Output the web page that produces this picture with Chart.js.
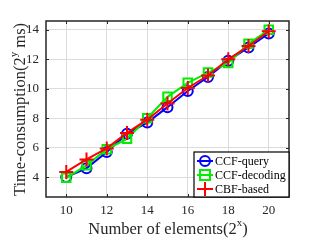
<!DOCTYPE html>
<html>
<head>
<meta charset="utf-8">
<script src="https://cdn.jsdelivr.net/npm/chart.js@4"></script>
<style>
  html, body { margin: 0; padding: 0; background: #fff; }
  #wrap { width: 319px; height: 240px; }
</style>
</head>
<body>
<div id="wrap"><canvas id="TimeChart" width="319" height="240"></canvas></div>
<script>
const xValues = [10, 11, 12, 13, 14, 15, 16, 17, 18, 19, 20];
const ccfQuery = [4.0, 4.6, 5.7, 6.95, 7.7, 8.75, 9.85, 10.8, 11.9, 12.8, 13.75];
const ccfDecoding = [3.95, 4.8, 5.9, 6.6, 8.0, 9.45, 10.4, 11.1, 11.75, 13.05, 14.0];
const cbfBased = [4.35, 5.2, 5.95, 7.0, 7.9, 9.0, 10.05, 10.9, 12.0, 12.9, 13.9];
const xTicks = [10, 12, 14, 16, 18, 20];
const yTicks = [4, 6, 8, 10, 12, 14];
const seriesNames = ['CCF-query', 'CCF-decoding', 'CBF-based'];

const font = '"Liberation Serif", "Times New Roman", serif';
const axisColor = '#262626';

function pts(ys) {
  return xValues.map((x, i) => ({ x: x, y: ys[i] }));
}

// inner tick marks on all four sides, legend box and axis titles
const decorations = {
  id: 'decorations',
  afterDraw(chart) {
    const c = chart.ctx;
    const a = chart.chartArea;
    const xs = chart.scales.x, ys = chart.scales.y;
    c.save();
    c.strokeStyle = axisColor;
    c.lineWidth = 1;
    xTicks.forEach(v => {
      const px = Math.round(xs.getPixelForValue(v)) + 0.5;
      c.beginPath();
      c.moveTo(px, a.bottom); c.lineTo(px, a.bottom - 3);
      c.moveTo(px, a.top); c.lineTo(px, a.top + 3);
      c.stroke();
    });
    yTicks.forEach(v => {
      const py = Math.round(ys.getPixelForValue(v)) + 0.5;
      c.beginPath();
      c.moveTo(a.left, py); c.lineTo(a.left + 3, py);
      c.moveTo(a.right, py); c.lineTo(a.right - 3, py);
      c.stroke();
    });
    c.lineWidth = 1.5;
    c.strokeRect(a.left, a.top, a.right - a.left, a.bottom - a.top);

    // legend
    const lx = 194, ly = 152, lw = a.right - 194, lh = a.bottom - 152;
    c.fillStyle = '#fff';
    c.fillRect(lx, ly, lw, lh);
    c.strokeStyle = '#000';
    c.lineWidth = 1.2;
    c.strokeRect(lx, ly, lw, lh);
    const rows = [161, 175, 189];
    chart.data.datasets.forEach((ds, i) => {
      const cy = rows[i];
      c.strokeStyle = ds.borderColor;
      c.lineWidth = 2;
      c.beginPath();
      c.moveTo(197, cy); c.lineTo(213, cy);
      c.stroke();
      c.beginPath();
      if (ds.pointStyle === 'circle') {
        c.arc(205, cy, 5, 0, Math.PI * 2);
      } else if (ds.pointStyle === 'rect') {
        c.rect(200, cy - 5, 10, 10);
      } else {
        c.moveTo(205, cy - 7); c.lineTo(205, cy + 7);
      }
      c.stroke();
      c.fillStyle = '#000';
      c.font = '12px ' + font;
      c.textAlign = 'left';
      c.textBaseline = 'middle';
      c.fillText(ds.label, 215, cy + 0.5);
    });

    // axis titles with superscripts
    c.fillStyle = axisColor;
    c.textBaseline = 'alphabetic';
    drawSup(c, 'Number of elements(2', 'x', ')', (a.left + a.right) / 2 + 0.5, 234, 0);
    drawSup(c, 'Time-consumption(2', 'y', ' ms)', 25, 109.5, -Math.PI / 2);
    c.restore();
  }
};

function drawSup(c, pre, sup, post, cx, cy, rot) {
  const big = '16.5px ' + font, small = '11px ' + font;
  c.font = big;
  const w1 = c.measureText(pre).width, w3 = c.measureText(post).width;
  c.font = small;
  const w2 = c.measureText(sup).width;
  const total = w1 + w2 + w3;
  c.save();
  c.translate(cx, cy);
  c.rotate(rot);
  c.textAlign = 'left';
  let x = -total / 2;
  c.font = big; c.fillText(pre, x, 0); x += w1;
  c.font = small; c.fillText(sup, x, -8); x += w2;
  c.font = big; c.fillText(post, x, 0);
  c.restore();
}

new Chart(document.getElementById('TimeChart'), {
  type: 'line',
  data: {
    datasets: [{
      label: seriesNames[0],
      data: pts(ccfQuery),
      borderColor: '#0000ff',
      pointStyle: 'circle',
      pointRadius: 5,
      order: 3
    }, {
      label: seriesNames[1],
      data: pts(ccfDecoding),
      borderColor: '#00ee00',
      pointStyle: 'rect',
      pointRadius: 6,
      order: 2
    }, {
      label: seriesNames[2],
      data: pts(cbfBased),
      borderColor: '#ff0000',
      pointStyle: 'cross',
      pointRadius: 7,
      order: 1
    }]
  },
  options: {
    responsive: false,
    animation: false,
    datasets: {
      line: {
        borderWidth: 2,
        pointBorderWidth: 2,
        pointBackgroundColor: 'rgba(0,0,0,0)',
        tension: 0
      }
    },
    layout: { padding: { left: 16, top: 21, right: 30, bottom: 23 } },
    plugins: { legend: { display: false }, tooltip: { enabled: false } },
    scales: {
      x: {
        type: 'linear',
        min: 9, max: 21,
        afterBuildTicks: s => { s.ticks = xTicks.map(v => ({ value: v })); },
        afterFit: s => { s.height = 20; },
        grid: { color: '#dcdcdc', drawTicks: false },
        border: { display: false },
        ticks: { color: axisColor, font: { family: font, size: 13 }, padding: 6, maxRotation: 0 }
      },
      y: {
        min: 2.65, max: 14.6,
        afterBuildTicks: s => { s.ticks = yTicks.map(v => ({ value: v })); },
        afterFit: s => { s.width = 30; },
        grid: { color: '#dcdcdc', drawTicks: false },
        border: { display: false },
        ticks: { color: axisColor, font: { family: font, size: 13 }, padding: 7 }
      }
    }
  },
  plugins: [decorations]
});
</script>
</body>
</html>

...

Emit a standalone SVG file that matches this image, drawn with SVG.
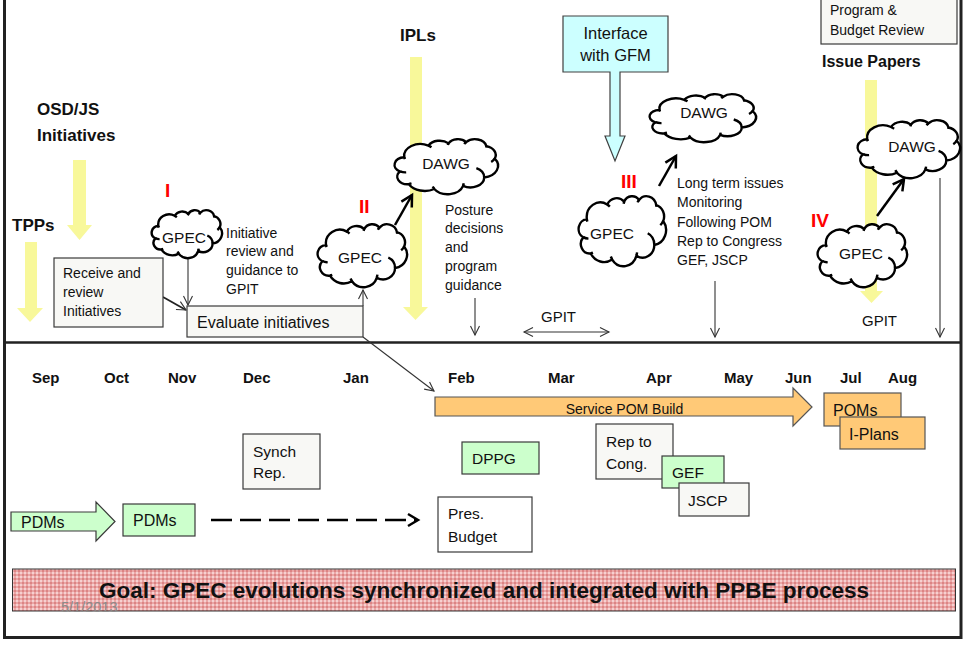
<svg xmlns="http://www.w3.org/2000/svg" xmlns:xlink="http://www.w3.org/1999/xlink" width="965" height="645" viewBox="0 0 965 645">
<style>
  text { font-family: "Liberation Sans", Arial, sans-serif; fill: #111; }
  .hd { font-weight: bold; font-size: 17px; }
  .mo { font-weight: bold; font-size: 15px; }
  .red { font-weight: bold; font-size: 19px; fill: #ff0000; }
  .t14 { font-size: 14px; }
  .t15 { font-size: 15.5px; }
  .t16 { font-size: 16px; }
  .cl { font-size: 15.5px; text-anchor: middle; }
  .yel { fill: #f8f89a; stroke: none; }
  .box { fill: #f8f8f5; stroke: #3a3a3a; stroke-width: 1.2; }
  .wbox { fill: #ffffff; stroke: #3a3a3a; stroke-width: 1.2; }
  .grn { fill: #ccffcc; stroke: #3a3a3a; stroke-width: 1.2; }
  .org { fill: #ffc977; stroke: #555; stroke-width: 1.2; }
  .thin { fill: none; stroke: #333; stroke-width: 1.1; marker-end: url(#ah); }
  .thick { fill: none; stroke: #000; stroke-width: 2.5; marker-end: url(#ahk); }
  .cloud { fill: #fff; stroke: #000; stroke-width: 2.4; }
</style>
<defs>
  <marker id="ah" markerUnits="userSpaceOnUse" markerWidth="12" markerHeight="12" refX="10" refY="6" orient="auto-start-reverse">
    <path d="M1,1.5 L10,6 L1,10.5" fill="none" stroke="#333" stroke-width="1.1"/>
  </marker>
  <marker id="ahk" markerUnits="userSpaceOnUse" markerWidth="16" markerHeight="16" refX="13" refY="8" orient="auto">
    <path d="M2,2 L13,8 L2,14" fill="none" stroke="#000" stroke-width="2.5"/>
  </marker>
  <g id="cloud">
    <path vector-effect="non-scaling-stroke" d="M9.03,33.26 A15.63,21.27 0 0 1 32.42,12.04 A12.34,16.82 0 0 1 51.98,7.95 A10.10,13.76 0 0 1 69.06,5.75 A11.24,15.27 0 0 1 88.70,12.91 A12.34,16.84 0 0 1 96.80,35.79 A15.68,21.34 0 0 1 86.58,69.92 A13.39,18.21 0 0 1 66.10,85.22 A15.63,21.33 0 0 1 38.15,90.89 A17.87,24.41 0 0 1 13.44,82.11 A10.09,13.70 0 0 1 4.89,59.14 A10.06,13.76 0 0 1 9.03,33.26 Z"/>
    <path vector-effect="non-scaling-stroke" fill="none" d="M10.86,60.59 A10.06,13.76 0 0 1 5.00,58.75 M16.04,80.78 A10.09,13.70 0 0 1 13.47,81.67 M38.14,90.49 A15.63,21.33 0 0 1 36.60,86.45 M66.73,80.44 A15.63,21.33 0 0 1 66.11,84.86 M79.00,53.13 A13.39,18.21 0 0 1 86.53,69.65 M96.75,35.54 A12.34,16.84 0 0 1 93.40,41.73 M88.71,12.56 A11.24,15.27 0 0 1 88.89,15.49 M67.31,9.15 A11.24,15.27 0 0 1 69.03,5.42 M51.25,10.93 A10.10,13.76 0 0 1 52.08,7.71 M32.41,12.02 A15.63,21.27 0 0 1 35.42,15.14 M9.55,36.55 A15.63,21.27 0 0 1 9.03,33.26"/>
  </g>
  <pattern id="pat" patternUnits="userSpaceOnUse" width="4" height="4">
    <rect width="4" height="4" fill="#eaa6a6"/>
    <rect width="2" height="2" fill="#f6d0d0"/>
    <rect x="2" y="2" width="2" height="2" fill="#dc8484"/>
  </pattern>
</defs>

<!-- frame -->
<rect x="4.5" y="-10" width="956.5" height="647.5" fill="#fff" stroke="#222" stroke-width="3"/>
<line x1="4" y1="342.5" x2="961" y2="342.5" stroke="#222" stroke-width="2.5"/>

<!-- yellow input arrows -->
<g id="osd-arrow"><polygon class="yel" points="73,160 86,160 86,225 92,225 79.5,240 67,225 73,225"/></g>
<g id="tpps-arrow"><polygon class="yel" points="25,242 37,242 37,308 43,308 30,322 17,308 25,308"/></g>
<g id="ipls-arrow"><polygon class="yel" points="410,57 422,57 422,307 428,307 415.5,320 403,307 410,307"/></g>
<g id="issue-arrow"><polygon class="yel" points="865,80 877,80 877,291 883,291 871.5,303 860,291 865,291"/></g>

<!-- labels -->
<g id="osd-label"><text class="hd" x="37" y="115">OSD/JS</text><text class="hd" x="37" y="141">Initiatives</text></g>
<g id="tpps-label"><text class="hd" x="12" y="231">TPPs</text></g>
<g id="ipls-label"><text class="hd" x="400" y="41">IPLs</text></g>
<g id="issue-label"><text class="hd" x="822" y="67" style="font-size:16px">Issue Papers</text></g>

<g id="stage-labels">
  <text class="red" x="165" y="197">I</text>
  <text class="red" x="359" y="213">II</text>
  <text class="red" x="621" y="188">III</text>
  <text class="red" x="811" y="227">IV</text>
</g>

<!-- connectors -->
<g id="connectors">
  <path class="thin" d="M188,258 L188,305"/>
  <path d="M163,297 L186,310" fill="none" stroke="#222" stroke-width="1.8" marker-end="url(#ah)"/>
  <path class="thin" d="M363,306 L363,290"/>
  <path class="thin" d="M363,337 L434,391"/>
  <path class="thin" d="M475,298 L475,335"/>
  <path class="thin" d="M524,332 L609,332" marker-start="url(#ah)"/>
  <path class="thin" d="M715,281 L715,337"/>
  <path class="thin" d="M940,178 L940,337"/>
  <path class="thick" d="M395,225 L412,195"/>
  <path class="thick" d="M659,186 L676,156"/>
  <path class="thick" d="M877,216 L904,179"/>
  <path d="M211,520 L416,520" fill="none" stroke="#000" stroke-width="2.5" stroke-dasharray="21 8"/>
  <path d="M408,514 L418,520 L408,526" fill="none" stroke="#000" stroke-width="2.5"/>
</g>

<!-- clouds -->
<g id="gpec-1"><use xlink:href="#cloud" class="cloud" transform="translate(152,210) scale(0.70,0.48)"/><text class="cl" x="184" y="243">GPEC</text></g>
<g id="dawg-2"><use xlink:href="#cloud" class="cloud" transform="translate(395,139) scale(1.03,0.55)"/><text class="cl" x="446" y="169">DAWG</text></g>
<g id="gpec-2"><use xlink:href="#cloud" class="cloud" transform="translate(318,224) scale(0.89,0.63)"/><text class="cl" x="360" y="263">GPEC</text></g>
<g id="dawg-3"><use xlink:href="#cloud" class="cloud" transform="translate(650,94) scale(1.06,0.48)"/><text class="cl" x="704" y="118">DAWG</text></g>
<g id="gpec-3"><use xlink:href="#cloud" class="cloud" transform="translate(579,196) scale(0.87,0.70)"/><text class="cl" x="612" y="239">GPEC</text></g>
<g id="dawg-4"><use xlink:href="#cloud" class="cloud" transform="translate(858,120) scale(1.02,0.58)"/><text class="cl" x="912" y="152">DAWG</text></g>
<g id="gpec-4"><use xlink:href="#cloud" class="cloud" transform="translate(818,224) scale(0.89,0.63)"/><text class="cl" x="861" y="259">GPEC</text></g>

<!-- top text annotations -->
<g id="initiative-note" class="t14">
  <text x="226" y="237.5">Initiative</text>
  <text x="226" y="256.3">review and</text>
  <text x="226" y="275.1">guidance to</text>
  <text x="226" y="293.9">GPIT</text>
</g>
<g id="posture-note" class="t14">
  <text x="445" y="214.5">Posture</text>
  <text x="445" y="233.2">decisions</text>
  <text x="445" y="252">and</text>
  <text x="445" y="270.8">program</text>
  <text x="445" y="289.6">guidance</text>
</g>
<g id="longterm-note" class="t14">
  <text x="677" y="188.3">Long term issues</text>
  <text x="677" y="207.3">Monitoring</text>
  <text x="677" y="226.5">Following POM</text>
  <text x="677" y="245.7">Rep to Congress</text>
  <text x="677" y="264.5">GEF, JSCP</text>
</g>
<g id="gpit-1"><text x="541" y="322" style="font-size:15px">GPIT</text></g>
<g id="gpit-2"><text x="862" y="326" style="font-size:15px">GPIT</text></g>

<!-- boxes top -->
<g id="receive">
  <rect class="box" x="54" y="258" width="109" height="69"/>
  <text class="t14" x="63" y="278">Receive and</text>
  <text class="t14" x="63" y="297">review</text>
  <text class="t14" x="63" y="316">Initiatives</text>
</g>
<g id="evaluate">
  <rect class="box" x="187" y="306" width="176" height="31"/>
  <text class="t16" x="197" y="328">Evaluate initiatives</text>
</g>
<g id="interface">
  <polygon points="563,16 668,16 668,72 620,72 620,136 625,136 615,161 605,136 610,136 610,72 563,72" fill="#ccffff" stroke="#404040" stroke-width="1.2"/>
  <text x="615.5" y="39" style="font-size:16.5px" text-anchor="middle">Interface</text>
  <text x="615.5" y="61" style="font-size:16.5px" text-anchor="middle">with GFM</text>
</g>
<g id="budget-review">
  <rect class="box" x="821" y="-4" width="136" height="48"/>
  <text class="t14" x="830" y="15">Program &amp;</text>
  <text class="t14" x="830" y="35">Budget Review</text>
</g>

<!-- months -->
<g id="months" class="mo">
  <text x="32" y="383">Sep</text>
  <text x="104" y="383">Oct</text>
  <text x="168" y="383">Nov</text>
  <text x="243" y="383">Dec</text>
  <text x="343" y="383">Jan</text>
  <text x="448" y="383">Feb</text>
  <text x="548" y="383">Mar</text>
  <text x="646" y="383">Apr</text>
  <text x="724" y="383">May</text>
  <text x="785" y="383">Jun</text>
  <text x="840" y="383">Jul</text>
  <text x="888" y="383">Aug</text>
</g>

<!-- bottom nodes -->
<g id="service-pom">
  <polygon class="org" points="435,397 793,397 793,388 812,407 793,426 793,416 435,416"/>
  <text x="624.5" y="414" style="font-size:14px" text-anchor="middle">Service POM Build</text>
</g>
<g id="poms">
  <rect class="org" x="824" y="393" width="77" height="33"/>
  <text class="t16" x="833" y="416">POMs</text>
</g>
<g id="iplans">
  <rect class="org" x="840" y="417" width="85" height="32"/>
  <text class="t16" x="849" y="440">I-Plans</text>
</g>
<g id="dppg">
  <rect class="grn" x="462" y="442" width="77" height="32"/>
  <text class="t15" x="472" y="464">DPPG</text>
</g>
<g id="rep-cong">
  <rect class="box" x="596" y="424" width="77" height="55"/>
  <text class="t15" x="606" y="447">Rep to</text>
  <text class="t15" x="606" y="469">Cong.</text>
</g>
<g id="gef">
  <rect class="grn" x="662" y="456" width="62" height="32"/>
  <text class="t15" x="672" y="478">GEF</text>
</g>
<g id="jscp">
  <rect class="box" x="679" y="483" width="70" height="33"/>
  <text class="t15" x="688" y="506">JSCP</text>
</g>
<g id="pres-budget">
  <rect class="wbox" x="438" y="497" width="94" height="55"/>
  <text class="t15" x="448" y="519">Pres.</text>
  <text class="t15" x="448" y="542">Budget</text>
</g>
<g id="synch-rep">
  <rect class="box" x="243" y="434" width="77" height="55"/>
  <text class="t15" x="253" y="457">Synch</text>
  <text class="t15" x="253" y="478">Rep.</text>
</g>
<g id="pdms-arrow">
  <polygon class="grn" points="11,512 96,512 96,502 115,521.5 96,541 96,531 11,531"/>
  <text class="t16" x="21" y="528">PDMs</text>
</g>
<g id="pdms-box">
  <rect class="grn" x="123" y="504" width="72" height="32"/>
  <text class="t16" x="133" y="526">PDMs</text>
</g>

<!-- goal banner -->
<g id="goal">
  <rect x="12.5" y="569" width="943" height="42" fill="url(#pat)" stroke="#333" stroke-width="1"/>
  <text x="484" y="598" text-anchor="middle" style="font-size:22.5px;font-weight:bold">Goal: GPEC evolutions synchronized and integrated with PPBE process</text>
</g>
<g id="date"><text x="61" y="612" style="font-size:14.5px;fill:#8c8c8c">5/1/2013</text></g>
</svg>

...

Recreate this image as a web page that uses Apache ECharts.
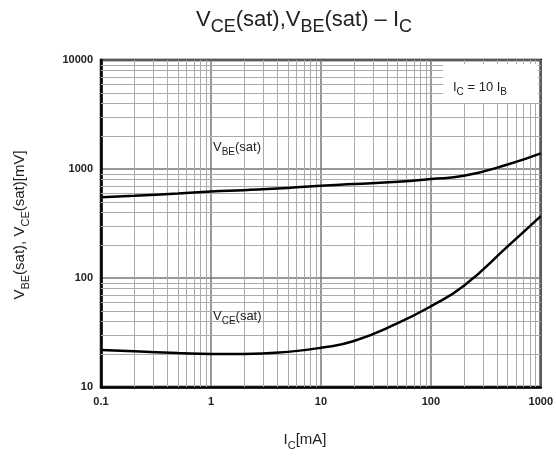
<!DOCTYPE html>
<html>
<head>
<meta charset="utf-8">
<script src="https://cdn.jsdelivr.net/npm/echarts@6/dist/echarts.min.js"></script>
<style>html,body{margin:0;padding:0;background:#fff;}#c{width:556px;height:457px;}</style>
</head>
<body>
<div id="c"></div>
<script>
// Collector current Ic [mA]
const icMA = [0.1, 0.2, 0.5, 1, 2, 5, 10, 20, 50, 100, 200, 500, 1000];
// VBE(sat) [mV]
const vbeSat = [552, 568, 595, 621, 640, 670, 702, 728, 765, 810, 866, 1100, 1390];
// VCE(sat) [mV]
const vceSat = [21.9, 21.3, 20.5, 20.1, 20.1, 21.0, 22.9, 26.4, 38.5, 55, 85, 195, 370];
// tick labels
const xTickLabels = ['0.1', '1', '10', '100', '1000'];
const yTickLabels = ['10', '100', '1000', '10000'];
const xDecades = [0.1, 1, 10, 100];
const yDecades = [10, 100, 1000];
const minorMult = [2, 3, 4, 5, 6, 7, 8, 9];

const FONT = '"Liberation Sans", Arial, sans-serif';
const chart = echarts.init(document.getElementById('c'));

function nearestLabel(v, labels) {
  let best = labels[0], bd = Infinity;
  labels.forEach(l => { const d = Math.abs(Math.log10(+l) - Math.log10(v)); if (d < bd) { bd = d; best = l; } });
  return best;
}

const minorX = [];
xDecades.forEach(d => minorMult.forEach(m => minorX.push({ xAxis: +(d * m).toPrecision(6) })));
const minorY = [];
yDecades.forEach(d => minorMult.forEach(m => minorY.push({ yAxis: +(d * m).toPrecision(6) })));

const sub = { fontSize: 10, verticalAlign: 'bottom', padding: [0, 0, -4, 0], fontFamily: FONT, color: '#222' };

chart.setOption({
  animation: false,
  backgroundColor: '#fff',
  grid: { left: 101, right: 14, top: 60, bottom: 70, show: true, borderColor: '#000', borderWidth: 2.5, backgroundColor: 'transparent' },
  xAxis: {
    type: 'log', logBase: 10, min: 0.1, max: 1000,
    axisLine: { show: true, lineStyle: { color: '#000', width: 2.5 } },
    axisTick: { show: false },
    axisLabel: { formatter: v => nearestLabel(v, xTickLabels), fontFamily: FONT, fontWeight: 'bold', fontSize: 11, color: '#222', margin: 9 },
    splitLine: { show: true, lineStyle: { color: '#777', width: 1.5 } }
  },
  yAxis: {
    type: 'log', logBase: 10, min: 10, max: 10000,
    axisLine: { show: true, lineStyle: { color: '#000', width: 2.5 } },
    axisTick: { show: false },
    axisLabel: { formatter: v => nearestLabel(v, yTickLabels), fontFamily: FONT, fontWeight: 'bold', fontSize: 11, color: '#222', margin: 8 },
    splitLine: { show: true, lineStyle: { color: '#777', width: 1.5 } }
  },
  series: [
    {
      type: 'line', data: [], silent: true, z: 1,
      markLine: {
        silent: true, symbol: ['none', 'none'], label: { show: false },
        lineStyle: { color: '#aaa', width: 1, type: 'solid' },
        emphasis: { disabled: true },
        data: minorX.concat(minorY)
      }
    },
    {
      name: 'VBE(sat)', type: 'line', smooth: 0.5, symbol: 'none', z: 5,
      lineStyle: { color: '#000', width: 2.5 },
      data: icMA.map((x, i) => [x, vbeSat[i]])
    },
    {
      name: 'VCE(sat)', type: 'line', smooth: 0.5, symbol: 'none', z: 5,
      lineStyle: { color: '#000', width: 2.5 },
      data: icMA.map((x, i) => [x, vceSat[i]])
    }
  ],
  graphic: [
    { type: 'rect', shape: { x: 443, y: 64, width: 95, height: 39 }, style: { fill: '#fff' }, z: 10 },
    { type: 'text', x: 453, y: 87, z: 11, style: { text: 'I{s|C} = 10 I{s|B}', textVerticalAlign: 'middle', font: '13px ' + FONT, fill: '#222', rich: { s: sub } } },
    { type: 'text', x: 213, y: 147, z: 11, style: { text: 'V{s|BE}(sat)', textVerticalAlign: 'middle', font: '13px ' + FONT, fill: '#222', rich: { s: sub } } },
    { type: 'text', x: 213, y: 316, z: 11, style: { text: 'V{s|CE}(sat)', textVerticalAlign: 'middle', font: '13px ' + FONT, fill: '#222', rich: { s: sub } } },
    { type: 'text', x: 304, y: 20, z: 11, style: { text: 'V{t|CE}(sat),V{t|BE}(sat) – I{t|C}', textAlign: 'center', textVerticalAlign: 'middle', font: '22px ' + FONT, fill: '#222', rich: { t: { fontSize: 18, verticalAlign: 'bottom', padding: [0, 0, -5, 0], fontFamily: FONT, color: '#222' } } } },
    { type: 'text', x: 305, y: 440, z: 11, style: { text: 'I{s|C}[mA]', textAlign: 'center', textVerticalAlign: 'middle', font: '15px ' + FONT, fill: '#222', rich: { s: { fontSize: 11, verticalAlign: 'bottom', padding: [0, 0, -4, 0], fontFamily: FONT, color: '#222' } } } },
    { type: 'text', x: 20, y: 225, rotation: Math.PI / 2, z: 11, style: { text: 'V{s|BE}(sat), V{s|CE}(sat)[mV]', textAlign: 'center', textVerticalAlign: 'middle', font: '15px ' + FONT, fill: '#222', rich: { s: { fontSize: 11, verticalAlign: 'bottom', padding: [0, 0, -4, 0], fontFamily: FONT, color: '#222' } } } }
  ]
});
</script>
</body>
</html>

__Required work__
Copy out every line from the material above in which the word "with" appears.

__Result of this exercise__
Output the web page that produces this picture with Chart.js.
    // axis titles with superscripts
Emit a standalone SVG file that matches this image, drawn with SVG.
  <text x="615.5" y="61" style="font-size:16.5px" text-anchor="middle">with GFM</text>
  <text x="484" y="598" text-anchor="middle" style="font-size:22.5px;font-weight:bold">Goal: GPEC evolutions synchronized and integrated with PPBE process</text>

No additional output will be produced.